### Request
Please write out the lines of the data exactly, beginning with the first and ending with the line containing "plt.rcParams['font.family'] = ['Liberation"; leave the pictures behind.
+===+
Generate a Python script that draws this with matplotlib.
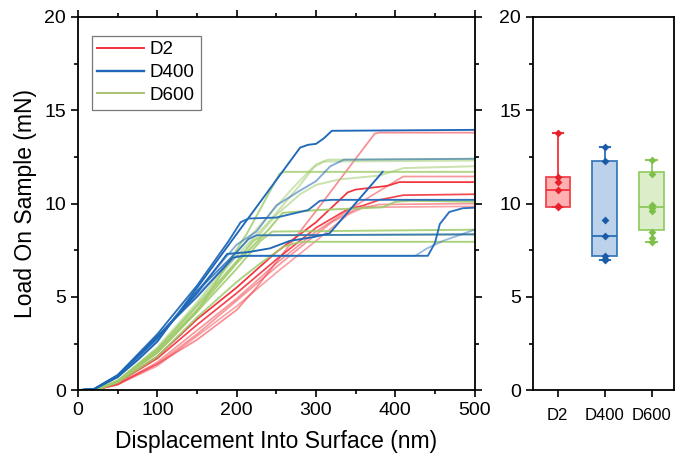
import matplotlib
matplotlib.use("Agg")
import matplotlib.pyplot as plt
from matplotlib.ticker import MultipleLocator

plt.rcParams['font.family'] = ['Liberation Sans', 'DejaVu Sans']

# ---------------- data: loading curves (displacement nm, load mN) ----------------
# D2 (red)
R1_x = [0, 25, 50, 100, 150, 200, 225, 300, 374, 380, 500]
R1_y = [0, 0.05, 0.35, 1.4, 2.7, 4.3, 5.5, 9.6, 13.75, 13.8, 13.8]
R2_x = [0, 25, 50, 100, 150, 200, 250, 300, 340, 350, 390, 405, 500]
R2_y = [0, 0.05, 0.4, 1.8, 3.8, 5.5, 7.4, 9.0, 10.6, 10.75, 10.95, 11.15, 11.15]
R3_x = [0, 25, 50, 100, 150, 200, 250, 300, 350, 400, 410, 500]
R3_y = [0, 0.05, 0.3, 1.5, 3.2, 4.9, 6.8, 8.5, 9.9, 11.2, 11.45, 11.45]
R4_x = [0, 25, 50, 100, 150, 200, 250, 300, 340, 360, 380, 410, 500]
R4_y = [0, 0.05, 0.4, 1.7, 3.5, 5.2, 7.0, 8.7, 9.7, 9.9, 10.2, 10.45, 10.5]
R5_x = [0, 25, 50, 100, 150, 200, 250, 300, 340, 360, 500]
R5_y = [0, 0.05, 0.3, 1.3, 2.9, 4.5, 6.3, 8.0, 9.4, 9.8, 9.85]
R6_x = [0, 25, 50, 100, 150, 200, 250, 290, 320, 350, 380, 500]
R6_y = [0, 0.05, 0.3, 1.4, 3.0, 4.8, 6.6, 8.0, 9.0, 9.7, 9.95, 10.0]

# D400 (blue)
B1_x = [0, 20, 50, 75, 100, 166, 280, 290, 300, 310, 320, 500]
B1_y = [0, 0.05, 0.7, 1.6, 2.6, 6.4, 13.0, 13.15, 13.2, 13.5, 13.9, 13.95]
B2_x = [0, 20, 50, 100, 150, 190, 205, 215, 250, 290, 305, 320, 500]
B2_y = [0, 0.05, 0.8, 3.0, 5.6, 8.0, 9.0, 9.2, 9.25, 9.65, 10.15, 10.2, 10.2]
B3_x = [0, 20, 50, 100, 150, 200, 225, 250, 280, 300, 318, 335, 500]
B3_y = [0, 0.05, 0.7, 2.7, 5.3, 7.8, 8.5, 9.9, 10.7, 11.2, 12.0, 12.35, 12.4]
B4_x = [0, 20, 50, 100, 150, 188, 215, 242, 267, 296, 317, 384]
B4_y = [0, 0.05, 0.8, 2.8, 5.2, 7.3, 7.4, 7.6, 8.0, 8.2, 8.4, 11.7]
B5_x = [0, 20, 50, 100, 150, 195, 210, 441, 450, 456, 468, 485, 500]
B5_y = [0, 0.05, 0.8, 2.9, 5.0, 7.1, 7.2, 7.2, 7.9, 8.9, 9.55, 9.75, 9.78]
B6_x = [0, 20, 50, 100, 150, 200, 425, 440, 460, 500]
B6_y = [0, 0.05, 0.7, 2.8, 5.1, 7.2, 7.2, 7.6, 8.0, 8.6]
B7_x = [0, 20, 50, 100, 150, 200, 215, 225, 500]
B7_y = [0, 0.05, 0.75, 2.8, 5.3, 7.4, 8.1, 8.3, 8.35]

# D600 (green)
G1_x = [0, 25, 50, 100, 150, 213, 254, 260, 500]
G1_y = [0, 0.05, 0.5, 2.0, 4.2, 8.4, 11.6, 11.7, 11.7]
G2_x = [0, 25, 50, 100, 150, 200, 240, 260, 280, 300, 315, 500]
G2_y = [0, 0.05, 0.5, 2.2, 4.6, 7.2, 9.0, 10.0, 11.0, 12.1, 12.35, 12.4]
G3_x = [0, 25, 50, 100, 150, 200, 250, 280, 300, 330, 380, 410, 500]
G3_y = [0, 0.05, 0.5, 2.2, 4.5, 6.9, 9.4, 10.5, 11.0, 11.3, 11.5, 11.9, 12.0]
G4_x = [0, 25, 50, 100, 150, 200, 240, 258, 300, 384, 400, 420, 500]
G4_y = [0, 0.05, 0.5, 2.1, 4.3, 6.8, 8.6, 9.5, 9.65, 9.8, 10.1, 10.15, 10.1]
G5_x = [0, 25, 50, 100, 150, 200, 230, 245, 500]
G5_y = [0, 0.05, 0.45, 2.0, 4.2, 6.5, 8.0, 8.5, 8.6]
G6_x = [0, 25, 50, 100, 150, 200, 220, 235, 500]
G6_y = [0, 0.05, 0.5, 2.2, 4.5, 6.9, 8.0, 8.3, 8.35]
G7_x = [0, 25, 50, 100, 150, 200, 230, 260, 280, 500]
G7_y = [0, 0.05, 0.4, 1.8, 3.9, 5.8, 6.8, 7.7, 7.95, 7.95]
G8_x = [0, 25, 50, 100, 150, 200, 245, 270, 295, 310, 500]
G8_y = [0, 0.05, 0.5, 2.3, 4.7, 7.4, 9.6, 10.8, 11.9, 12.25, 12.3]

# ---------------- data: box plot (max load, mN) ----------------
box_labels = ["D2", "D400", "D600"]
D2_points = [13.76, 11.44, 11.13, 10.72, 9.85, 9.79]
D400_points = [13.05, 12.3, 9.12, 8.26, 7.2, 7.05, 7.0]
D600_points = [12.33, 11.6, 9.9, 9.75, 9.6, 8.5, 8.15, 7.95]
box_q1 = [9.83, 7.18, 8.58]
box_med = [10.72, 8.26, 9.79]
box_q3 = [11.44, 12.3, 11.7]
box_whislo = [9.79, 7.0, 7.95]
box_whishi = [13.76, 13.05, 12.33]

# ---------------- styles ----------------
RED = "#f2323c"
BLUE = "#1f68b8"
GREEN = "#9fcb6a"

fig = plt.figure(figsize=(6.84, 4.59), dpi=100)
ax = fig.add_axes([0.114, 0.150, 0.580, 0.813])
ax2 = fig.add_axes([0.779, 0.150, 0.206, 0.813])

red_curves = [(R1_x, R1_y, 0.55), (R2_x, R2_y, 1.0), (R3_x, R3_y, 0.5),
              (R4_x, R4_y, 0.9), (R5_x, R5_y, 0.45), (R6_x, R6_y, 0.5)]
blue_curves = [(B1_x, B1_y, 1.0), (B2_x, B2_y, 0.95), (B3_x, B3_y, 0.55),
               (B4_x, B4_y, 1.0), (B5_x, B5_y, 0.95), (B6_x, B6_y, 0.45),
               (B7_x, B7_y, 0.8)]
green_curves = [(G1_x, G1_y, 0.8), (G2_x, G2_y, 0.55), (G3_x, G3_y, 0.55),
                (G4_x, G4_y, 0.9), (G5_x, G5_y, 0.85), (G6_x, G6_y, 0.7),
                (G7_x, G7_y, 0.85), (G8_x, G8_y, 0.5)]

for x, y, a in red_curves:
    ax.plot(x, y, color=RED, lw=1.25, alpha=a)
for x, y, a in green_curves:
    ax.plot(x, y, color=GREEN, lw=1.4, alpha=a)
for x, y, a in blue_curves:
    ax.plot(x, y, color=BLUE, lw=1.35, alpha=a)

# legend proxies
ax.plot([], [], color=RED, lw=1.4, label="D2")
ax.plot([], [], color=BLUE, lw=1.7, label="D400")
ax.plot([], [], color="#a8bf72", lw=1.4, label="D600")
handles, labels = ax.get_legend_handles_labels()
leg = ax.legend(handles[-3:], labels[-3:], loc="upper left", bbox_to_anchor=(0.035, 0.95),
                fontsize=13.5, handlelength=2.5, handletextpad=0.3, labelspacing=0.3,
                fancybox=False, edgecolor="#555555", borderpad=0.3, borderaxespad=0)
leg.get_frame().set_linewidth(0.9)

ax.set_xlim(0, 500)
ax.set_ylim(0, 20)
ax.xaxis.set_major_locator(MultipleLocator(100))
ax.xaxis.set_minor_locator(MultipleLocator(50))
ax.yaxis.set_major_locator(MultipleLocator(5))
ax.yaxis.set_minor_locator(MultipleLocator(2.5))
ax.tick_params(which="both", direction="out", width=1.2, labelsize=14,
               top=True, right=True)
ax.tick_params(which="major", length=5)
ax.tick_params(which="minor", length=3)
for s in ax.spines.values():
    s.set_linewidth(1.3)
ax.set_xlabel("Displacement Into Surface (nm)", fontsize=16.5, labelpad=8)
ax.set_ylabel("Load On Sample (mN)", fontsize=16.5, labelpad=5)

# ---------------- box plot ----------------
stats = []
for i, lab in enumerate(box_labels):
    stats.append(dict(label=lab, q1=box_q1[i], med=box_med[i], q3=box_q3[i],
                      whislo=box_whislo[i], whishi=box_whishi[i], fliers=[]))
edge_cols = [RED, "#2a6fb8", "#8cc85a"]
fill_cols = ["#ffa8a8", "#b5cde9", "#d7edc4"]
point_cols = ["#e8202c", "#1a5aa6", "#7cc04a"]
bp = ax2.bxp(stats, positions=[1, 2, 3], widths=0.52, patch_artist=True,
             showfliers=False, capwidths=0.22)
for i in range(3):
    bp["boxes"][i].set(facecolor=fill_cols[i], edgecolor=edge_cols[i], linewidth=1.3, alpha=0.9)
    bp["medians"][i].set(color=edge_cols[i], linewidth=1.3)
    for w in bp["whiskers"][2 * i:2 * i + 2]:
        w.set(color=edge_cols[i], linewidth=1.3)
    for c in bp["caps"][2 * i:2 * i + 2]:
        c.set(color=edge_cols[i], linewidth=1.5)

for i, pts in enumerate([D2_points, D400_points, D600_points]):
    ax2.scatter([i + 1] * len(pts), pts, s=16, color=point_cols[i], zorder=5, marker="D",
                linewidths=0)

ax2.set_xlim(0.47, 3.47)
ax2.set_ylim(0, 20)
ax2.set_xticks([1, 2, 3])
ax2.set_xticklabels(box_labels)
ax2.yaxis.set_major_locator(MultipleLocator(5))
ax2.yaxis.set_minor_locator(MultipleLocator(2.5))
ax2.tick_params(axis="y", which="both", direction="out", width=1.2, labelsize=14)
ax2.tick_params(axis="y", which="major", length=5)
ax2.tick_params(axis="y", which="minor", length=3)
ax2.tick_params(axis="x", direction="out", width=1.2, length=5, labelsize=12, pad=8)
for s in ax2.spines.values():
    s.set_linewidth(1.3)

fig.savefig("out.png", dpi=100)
+===+
### Final result
Generate a Python script that draws this with matplotlib.
import matplotlib
matplotlib.use("Agg")
import matplotlib.pyplot as plt
from matplotlib.ticker import MultipleLocator

plt.rcParams['font.family'] = ['Liberation Sans', 'DejaVu Sans']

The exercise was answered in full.